§ **What needs to be done**
State how many lines of the records contain the string "this". Give the number alone.

--- Begin Material shown ---

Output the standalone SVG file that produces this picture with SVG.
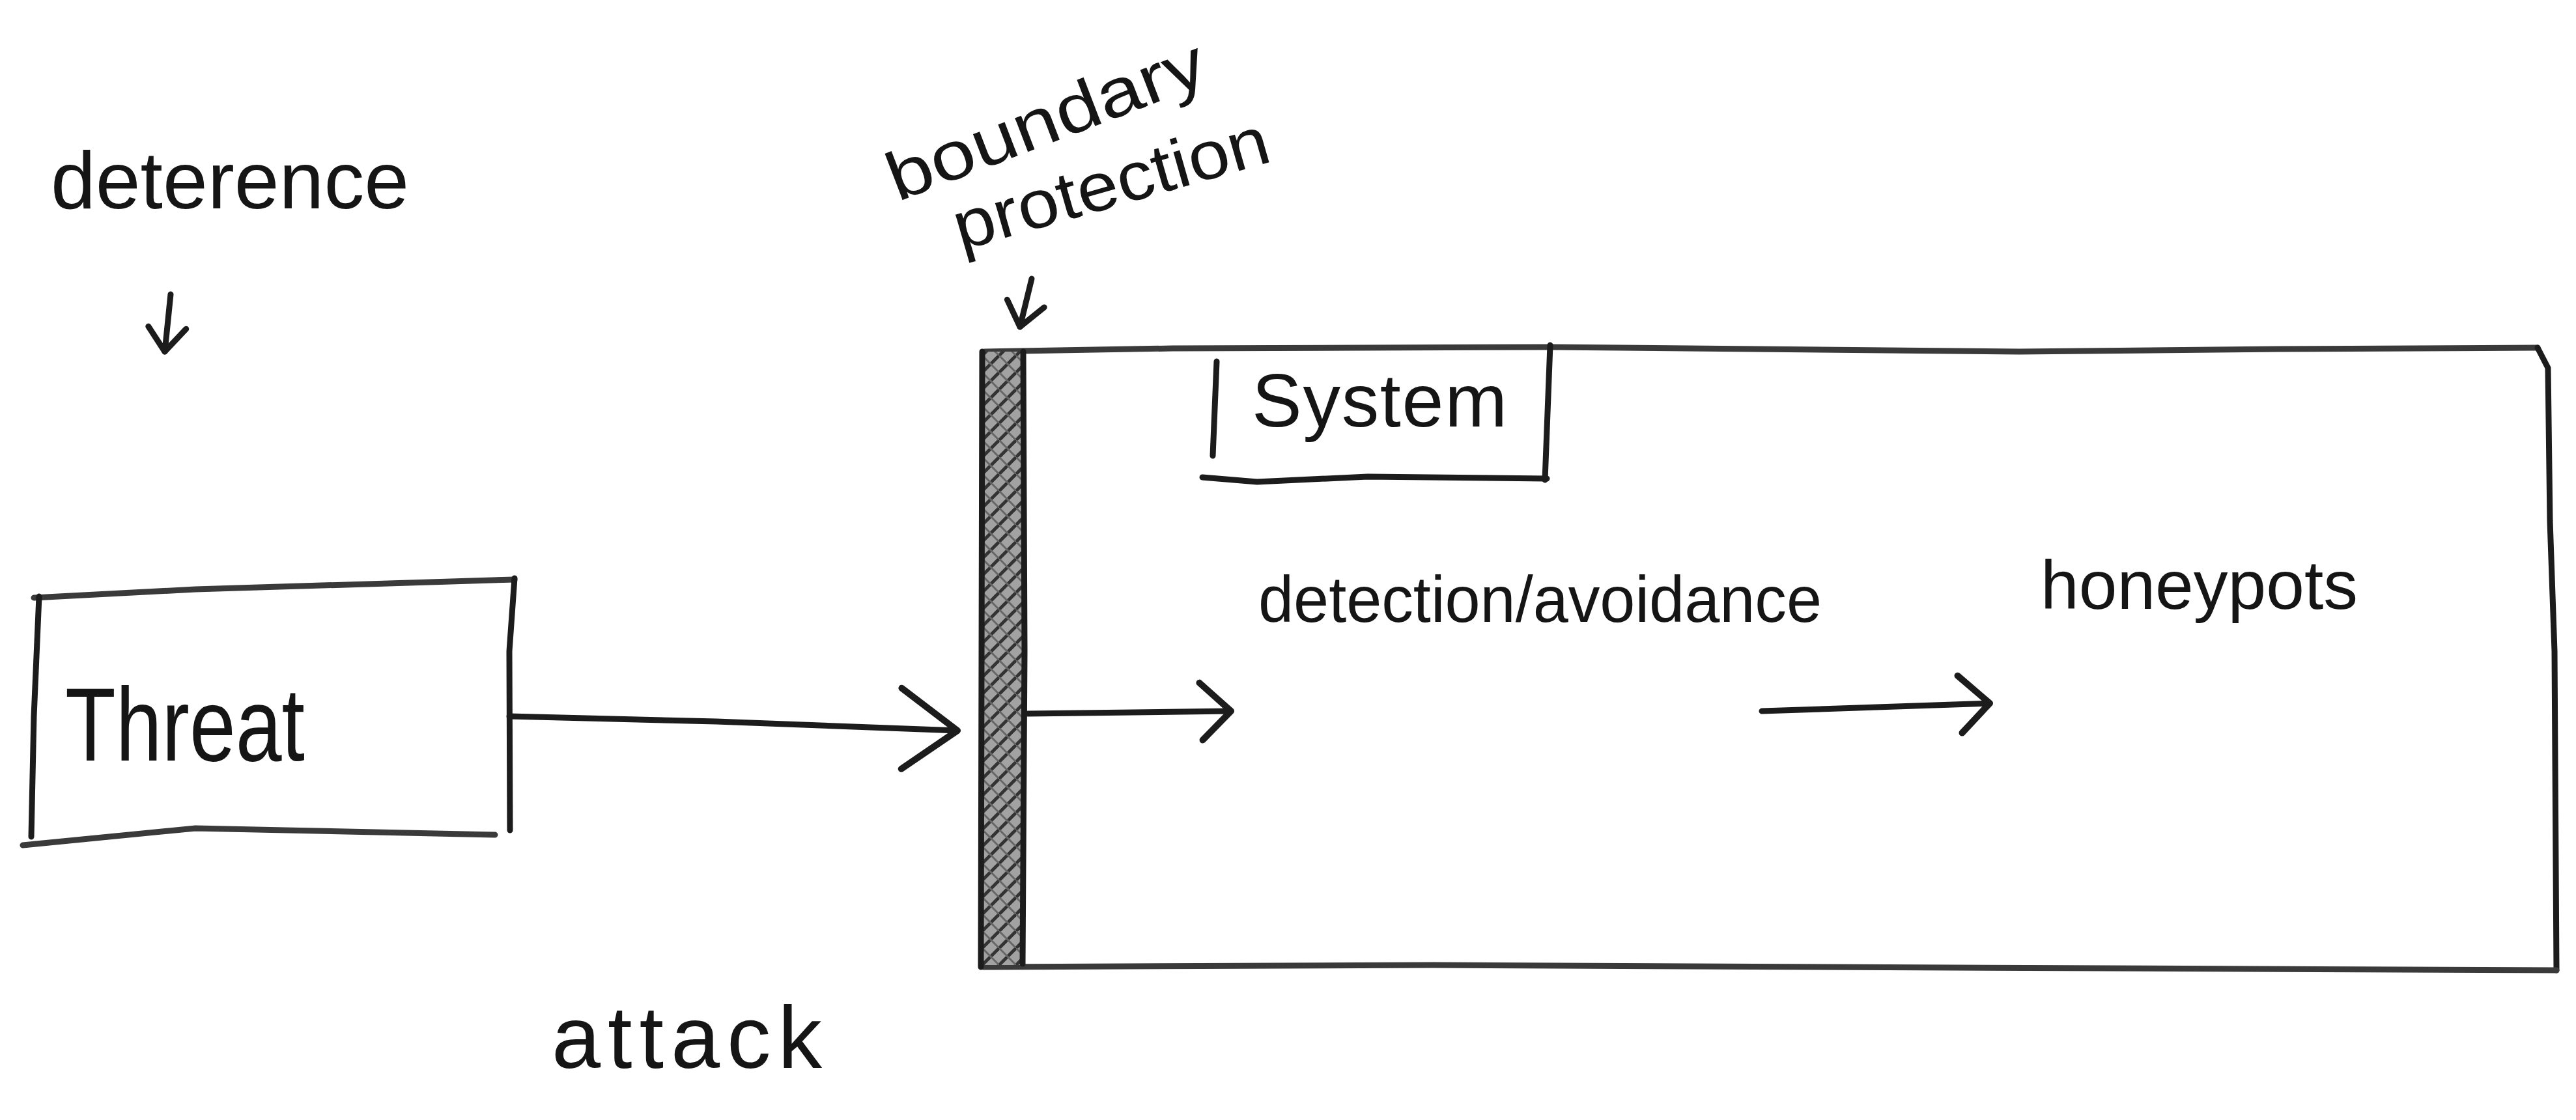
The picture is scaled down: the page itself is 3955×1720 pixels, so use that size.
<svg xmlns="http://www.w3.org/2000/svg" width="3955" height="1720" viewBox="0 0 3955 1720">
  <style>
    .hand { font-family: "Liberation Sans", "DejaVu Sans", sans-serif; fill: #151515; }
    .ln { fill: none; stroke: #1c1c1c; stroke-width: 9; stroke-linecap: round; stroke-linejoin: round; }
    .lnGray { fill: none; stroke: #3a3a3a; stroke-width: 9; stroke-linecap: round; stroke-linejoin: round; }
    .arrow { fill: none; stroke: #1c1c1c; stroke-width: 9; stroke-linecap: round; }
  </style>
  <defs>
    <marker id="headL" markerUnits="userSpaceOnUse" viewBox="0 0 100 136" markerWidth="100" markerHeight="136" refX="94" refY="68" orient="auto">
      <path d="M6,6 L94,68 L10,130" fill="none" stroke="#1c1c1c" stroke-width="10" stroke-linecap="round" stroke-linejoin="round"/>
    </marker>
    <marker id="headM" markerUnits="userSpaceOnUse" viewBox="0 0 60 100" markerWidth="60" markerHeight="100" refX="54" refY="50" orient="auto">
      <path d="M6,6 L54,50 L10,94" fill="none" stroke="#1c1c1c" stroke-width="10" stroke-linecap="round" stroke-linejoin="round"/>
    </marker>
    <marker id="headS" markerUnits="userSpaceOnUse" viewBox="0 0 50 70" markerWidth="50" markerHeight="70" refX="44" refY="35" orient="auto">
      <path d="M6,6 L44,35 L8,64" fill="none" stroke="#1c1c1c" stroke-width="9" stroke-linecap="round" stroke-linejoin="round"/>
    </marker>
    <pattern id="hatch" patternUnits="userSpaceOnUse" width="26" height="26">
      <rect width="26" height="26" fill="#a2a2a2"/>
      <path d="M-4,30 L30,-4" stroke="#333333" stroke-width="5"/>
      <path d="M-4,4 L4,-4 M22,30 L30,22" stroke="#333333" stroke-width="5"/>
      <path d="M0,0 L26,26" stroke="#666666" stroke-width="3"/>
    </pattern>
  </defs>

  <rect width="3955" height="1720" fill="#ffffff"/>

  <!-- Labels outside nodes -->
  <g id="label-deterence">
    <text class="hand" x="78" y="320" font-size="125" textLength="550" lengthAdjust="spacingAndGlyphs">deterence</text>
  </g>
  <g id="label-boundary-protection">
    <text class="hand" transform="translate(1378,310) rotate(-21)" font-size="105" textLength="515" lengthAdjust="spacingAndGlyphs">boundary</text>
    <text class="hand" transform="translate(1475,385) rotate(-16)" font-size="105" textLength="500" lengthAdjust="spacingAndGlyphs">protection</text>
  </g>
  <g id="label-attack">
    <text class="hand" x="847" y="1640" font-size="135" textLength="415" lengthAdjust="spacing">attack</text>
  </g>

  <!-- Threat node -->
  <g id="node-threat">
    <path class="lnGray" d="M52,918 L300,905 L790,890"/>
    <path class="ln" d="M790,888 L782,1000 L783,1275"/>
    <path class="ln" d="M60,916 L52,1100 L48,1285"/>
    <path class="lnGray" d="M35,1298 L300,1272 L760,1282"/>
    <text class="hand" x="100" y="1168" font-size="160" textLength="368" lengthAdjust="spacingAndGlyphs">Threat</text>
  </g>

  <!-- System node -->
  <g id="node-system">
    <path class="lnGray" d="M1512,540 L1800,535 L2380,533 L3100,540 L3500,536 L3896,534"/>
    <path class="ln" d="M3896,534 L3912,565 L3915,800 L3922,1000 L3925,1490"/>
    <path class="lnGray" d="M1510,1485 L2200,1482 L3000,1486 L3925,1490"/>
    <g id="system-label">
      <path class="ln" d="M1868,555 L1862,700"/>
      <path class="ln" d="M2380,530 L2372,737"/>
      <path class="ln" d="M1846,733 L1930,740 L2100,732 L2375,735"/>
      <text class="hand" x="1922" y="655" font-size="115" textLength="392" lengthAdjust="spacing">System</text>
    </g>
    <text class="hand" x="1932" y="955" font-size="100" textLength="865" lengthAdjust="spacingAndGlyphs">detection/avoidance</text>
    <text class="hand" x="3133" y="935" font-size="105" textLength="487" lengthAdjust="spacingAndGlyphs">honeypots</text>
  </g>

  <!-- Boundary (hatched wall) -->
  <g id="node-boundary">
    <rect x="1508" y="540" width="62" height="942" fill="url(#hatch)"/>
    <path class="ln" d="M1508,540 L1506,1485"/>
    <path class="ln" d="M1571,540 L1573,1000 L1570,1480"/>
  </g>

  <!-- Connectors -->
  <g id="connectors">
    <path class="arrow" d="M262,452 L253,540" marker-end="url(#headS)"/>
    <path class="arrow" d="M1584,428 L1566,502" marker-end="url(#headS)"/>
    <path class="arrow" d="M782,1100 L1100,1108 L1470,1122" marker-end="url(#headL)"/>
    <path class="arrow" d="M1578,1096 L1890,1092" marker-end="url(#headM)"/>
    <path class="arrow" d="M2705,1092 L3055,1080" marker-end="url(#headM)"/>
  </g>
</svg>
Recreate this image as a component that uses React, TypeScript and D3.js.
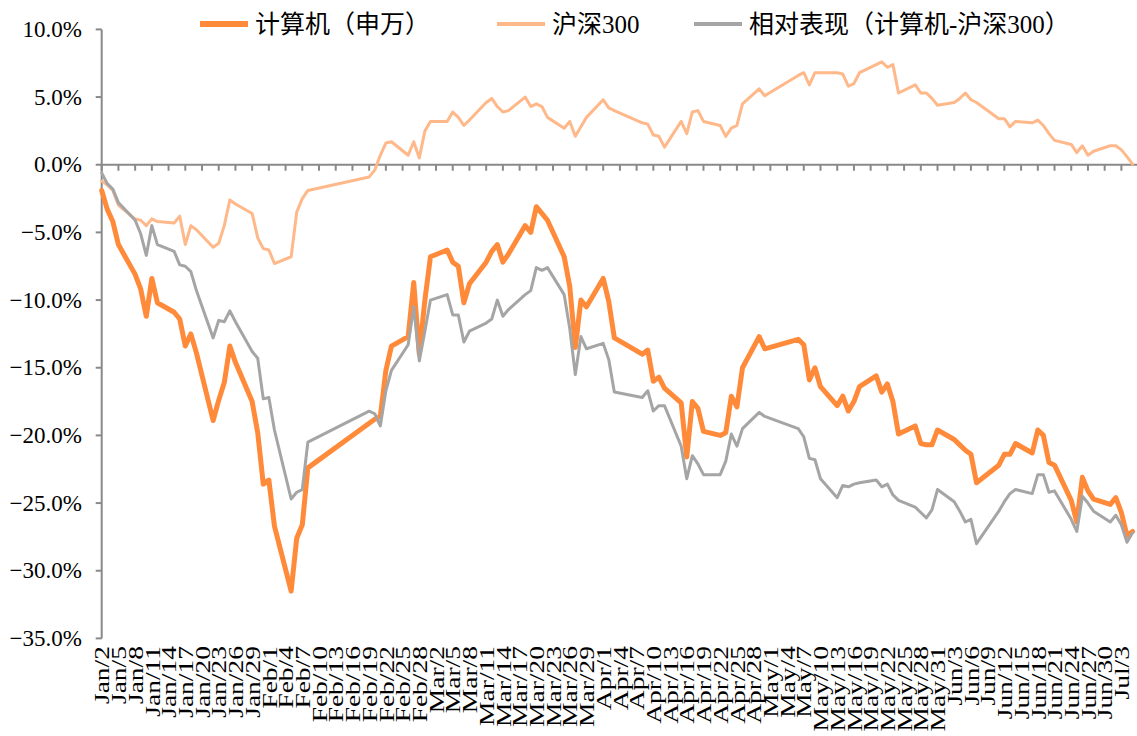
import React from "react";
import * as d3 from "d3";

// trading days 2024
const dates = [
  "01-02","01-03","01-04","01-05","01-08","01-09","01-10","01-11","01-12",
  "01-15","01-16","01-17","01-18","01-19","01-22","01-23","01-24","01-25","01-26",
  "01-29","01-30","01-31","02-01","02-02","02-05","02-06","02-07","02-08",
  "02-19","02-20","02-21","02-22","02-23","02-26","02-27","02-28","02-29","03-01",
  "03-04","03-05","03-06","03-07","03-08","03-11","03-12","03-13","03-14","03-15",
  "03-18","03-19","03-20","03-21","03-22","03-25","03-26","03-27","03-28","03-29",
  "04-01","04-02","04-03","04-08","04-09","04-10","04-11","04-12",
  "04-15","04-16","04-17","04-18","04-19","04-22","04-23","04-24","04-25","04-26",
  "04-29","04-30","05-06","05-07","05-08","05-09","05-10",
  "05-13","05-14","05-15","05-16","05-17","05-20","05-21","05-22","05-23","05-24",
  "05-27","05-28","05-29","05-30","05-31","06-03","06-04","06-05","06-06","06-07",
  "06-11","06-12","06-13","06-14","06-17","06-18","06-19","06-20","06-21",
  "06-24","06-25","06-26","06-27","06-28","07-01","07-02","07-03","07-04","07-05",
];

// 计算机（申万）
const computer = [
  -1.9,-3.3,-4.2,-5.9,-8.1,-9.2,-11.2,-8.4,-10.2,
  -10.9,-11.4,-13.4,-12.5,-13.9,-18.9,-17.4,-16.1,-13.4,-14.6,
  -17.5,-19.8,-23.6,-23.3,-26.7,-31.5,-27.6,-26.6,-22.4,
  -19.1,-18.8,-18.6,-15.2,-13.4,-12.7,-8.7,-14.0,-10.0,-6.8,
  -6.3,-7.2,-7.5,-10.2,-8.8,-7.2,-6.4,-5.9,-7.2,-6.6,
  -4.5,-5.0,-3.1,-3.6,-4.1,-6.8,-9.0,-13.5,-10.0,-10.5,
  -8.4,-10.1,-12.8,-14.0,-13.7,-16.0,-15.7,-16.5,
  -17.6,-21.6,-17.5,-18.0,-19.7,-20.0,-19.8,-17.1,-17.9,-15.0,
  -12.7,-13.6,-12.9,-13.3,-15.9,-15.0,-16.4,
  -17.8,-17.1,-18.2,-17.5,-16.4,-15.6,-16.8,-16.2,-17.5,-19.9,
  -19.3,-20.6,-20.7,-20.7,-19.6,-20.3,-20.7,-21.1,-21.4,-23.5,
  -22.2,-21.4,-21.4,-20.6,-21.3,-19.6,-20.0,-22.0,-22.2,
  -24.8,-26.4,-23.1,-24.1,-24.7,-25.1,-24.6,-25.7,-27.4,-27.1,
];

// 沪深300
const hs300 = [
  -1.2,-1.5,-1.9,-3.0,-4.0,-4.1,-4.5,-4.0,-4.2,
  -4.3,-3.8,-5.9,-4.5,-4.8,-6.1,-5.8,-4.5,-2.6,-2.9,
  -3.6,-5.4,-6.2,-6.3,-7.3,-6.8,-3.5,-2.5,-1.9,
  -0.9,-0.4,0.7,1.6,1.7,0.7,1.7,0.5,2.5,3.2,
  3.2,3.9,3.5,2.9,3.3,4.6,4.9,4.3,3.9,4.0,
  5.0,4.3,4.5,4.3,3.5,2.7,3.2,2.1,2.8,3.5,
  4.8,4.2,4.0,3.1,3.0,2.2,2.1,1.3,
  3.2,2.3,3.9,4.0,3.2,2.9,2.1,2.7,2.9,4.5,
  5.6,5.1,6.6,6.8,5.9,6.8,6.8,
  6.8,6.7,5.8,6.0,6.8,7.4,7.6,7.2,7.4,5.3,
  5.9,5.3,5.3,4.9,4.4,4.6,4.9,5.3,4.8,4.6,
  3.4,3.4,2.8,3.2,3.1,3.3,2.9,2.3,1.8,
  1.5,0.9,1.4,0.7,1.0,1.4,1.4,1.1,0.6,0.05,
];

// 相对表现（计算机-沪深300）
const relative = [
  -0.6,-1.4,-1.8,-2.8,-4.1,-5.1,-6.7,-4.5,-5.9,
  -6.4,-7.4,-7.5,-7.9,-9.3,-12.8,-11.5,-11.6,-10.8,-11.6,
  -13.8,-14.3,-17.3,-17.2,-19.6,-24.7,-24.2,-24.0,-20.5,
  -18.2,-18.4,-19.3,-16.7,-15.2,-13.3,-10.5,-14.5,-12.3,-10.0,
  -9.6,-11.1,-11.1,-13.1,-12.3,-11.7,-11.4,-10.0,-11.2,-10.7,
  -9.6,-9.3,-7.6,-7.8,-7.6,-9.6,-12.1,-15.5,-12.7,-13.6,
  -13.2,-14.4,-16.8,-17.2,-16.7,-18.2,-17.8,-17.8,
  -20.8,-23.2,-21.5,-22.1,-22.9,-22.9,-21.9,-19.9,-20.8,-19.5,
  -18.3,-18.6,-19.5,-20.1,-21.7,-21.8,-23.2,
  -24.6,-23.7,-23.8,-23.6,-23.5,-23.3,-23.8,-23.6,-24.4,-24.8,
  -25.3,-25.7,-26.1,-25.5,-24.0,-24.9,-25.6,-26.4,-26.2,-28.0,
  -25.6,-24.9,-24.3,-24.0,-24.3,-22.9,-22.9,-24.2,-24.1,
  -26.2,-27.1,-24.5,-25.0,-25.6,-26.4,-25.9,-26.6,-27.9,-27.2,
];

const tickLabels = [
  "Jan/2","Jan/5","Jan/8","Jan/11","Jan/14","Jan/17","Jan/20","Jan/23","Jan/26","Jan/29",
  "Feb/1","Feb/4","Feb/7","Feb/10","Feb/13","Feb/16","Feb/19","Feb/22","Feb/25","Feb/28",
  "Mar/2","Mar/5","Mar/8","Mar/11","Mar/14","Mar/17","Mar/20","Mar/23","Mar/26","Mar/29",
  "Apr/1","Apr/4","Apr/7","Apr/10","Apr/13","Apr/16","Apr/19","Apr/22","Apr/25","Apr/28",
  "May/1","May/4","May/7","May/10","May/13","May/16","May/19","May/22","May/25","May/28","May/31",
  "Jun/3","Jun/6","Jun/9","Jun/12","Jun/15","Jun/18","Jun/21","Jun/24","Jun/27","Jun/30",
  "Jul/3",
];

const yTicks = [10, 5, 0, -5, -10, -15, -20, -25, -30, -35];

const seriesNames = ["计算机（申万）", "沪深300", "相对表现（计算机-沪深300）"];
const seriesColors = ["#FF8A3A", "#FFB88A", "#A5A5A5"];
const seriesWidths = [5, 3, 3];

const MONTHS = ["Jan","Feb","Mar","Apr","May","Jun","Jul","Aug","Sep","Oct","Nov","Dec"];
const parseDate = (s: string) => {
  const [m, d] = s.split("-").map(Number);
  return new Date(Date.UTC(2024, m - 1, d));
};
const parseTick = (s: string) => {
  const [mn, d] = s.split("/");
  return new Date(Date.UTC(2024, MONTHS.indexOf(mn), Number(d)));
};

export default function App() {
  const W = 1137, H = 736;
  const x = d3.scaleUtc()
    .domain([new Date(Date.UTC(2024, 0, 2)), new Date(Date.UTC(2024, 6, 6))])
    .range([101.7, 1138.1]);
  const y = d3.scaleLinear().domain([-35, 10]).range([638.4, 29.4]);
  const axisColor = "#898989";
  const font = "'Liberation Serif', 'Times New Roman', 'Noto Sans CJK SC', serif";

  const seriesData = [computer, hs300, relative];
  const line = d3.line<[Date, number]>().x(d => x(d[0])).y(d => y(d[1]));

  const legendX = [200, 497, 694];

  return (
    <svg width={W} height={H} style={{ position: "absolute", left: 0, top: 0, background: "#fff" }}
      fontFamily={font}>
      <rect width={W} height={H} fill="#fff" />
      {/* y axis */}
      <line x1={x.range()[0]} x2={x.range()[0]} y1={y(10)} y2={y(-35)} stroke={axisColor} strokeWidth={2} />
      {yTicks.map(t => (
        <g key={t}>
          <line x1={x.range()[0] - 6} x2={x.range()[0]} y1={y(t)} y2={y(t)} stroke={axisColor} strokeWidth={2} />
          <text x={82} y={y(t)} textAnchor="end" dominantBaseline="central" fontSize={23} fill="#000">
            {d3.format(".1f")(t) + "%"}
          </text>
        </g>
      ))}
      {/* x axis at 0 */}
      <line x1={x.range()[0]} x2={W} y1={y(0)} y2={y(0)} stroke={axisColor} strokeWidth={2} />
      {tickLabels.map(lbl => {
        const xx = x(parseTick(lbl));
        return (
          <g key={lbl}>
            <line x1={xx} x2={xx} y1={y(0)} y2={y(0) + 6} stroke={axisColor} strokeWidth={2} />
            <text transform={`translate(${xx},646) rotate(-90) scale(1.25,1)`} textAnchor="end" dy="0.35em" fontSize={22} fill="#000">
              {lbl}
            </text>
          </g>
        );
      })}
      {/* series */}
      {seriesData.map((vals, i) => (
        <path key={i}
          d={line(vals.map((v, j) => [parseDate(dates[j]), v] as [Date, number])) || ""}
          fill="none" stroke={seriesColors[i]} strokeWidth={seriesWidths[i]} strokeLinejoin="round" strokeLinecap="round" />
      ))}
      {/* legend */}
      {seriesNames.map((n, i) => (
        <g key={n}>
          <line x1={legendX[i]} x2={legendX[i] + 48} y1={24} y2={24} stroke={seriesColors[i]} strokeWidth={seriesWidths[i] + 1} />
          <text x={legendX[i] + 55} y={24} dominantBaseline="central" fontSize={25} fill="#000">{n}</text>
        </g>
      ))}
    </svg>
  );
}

--- End Material shown ---

§ **Result of the exercise**
2